This year, while working in San Buenaventura (near Gualaco), I had the opportunity to do a lot of "mudding", or as the Hondurans call it, pegando tierra. I usually don't do room additions or house construction because most of our projects have been putting in cement floors and latrines. However, pegando tierra is my favorite job of all because it resembles working with clay (for those of you who are artists).
One day, while working on a house, I started to ask one of the elderly men there how long it took to make a house from start to finish, and what all was required to do it. I had heard in the past, when working in other aldeas, that pegando tierra was a "woman's job", so I also asked him if he had helped to make his own house. He told me that in his aldea, women and men always worked together to build a house, and that it took approximately one to three months to complete. The first part of the job was to find a place to build your house. In Olancho you can claim land as your own, and if no one objects with-in a certain time frame, you can keep it.
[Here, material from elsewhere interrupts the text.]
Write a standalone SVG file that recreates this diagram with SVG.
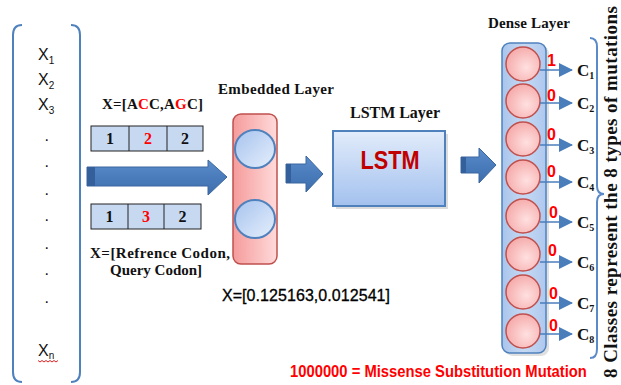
<svg xmlns="http://www.w3.org/2000/svg" width="621" height="385" viewBox="0 0 621 385">
<defs>
<linearGradient id="gArrow" x1="0" y1="0" x2="0" y2="1"><stop offset="0" stop-color="#5b8dcb"/><stop offset="0.5" stop-color="#4a7cbc"/><stop offset="1" stop-color="#3d6dab"/></linearGradient>
<linearGradient id="gLstm" x1="0" y1="0" x2="0" y2="1"><stop offset="0" stop-color="#e2ecfb"/><stop offset="1" stop-color="#a3c1ee"/></linearGradient>
<linearGradient id="gDense" x1="0" y1="0" x2="1" y2="0"><stop offset="0" stop-color="#a9c5ec"/><stop offset="0.5" stop-color="#c6d9f3"/><stop offset="1" stop-color="#aec8ee"/></linearGradient>
<linearGradient id="gEmb" x1="0" y1="0" x2="1" y2="0"><stop offset="0" stop-color="#f59b9b"/><stop offset="1" stop-color="#ffdada"/></linearGradient>
<linearGradient id="gEll" x1="0" y1="0" x2="1" y2="1"><stop offset="0" stop-color="#a6c3ee"/><stop offset="1" stop-color="#e6effc"/></linearGradient>
<radialGradient id="gCirc" cx="0.6" cy="0.6" r="0.7"><stop offset="0" stop-color="#ffe0e0"/><stop offset="1" stop-color="#f4a4a4"/></radialGradient>
<marker id="ah" viewBox="0 0 14 14" refX="13" refY="7" markerWidth="14" markerHeight="14" markerUnits="userSpaceOnUse" orient="auto"><path d="M0,0 L14,7 L0,14 Z" fill="#4a7ebb"/></marker>
</defs>
<style>
.serif{font-family:"Liberation Serif","Times New Roman",serif;font-weight:bold;fill:#111}
.sans{font-family:"Liberation Sans",Arial,sans-serif;fill:#111}
.cell{fill:#c6d9f1;stroke:#222;stroke-width:1}
.num{font-family:"Liberation Serif","Times New Roman",serif;font-weight:bold;font-size:16px;fill:#111;text-anchor:middle}
.bit{font-family:"Liberation Sans",Arial,sans-serif;font-weight:bold;font-size:16px;fill:#ff0000}
.bigarrow{fill:url(#gArrow);stroke:#3a679f;stroke-width:1}
.circ{fill:url(#gCirc);stroke:#c0504d;stroke-width:1.5}
.outline{fill:none;stroke:#4f81bd;stroke-width:2}
.conn{stroke:#4a7ebb;stroke-width:1.5;fill:none}
.clab{font-family:"Liberation Serif","Times New Roman",serif;font-weight:bold;font-size:17px;fill:#111}
.sub{font-size:10px}
</style>

<g id="input-sequence">
<path class="outline" d="M22,25 Q13,25 13,35 L13,372 Q13,382 22,382"/>
<path class="outline" d="M71,25 Q80,25 80,35 L80,372 Q80,382 71,382"/>
<text class="sans" font-size="16" x="38" y="60">X<tspan class="sub" dy="4">1</tspan></text>
<text class="sans" font-size="16" x="38" y="85">X<tspan class="sub" dy="4">2</tspan></text>
<text class="sans" font-size="16" x="38" y="110">X<tspan class="sub" dy="4">3</tspan></text>
<text class="sans" font-size="16" x="44.5" y="140.5">.</text>
<text class="sans" font-size="16" x="44.5" y="166.5">.</text>
<text class="sans" font-size="16" x="44.5" y="194.5">.</text>
<text class="sans" font-size="16" x="44.5" y="220.5">.</text>
<text class="sans" font-size="16" x="44.5" y="248.5">.</text>
<text class="sans" font-size="16" x="44.5" y="274.5">.</text>
<text class="sans" font-size="16" x="44.5" y="302.5">.</text>
<text class="sans" font-size="16" x="38" y="356">X<tspan class="sub" dy="3">n</tspan></text>
<path d="M38,360.5 l2,1.5 l2,-1.5 l2,1.5 l2,-1.5 l2,1.5 l2,-1.5 l2,1.5 l2,-1.5 l2,1.5 l2,-1.5" fill="none" stroke="#e02020" stroke-width="1"/>
</g>

<g id="codon-encoding">
<text class="serif" font-size="15" x="102" y="109" textLength="101">X=[A<tspan fill="#ff0000">C</tspan>C,A<tspan fill="#ff0000">G</tspan>C]</text>
<rect class="cell" x="91" y="126" width="112" height="25"/>
<line x1="129" y1="126" x2="129" y2="151" stroke="#222"/>
<line x1="167" y1="126" x2="167" y2="151" stroke="#222"/>
<text class="num" x="110" y="144">1</text>
<text class="num" x="148" y="144" style="fill:#ff0000">2</text>
<text class="num" x="185" y="144">2</text>
<rect class="cell" x="91" y="204" width="110" height="25"/>
<line x1="128" y1="204" x2="128" y2="229" stroke="#222"/>
<line x1="164" y1="204" x2="164" y2="229" stroke="#222"/>
<text class="num" x="109.5" y="222">1</text>
<text class="num" x="146" y="222" style="fill:#ff0000">3</text>
<text class="num" x="182.5" y="222">2</text>
<text class="serif" font-size="15" x="90" y="258" textLength="140">X=[Refrence Codon,</text>
<text class="serif" font-size="15" x="110" y="275">Query Codon]</text>
</g>

<g id="embedded-layer">
<text class="serif" font-size="15" x="218" y="94" textLength="116">Embedded Layer</text>
<rect x="233" y="114" width="44" height="150" rx="8" fill="url(#gEmb)" stroke="#c0504d" stroke-width="1.5"/>
<ellipse cx="255" cy="149" rx="20" ry="19" fill="url(#gEll)" stroke="#4f81bd" stroke-width="2"/>
<ellipse cx="255" cy="219" rx="20" ry="19" fill="url(#gEll)" stroke="#4f81bd" stroke-width="2"/>
<text class="sans" font-size="16" x="222" y="301" textLength="168" style="fill:#000;stroke:#000;stroke-width:0.3">X=[0.125163,0.012541]</text>
</g>

<g id="lstm-layer">
<text class="serif" font-size="16" x="350" y="118" textLength="90">LSTM Layer</text>
<rect x="336" y="134" width="112" height="75" fill="#9a9a9a" opacity="0.35"/>
<rect x="333" y="131" width="112" height="75" fill="url(#gLstm)" stroke="#4f81bd" stroke-width="2"/>
<text x="390" y="169" font-family="'Liberation Sans',Arial,sans-serif" font-weight="bold" font-size="26" fill="#c00000" text-anchor="middle" textLength="59" lengthAdjust="spacingAndGlyphs">LSTM</text>
</g>

<g id="dense-layer">
<text class="serif" font-size="15" x="488" y="28" textLength="82">Dense Layer</text>
<rect x="505" y="46" width="44" height="310" rx="8" fill="#999" opacity="0.3"/>
<rect x="502" y="43" width="44" height="310" rx="8" fill="url(#gDense)" stroke="#4f81bd" stroke-width="1.5"/>
<circle class="circ" cx="523" cy="64" r="17"/>
<circle class="circ" cx="523" cy="101" r="17"/>
<circle class="circ" cx="523" cy="139" r="17"/>
<circle class="circ" cx="523" cy="177" r="17"/>
<circle class="circ" cx="523" cy="216" r="17"/>
<circle class="circ" cx="523" cy="254" r="17"/>
<circle class="circ" cx="523" cy="292" r="17"/>
<circle class="circ" cx="523" cy="331" r="17"/>
</g>

<g id="outputs">
<text class="bit" x="547" y="66">1</text>
<text class="bit" x="547" y="101">0</text>
<text class="bit" x="547" y="140">0</text>
<text class="bit" x="547" y="177">0</text>
<text class="bit" x="549" y="218">0</text>
<text class="bit" x="548" y="256">0</text>
<text class="bit" x="549" y="299">0</text>
<text class="bit" x="549" y="331">0</text>
<text class="clab" x="577" y="76">C<tspan class="sub" dy="3">1</tspan></text>
<text class="clab" x="577" y="109">C<tspan class="sub" dy="3">2</tspan></text>
<text class="clab" x="577" y="151">C<tspan class="sub" dy="3">3</tspan></text>
<text class="clab" x="577" y="188">C<tspan class="sub" dy="3">4</tspan></text>
<text class="clab" x="577" y="228">C<tspan class="sub" dy="3">5</tspan></text>
<text class="clab" x="577" y="268">C<tspan class="sub" dy="3">6</tspan></text>
<text class="clab" x="577" y="309">C<tspan class="sub" dy="3">7</tspan></text>
<text class="clab" x="577" y="340">C<tspan class="sub" dy="3">8</tspan></text>
</g>

<g id="classes-brace">
<path d="M590,38 Q597,38 597,47 L597,186 Q597,194 604,194 Q597,194 597,202 L597,349 Q597,358 590,358" fill="none" stroke="#5b8ac8" stroke-width="2"/>
<text class="serif" font-size="19" transform="translate(617,378) rotate(-90)" x="0" y="0" textLength="372">8 Classes represent the 8 types of mutations</text>
</g>

<g id="legend">
<text transform="translate(290,377) scale(0.87,1)" x="0" y="0" font-family="'Liberation Sans',Arial,sans-serif" font-weight="bold" font-size="17" fill="#ff0000">1000000 = Missense Substitution Mutation</text>
</g>

<g id="connectors">
<path class="bigarrow" d="M87,167 L208,167 L208,160 L227,177 L208,195 L208,186 L87,186 Z"/>
<rect x="87" y="167" width="8" height="19" fill="#33609a"/>
<path class="bigarrow" d="M286,164 L306,164 L306,156 L323,174 L306,192 L306,183 L286,183 Z"/>
<rect x="286" y="164" width="5" height="19" fill="#33609a"/>
<path class="bigarrow" d="M461,157 L479,157 L479,148 L496,165 L479,183 L479,173 L461,173 Z"/>
<rect x="461" y="157" width="5" height="16" fill="#33609a"/>
<line class="conn" x1="540" y1="70" x2="572" y2="70" marker-end="url(#ah)"/>
<line class="conn" x1="540" y1="103" x2="572" y2="103" marker-end="url(#ah)"/>
<line class="conn" x1="540" y1="145" x2="572" y2="145" marker-end="url(#ah)"/>
<line class="conn" x1="540" y1="182" x2="572" y2="182" marker-end="url(#ah)"/>
<line class="conn" x1="540" y1="222" x2="572" y2="222" marker-end="url(#ah)"/>
<line class="conn" x1="540" y1="262" x2="572" y2="262" marker-end="url(#ah)"/>
<line class="conn" x1="540" y1="303" x2="572" y2="303" marker-end="url(#ah)"/>
<line class="conn" x1="540" y1="334" x2="572" y2="334" marker-end="url(#ah)"/>
</g>
</svg>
After choosing a place to build a home, they go up into the mountains to get 3 types of wood. One is used for the frame of the house, which includes the four corner posts, the posts for the doorway, and the posts to support the roof. The second type of wood is used to make the grid that they create for the construction of the walls. the third types is used to tie each place where two pieces of wood cross over each other. This, he explained, took the most time.
After creating the frame, they would put the roof on, which is usually made of tin these days. In the past it would have been a thatch roof. This is necessary to keep the walls out of the rain as they dry. To create the walls, the couple would get a clay-like substance that they have in certain parts of their terrain, and mix it with water. This creates the "mud" that they pack into the grid to make walls. This can also take a significant amount of time, especially when there are only two people doing it. However, when we work in large groups with the residents, we usually finish in two days.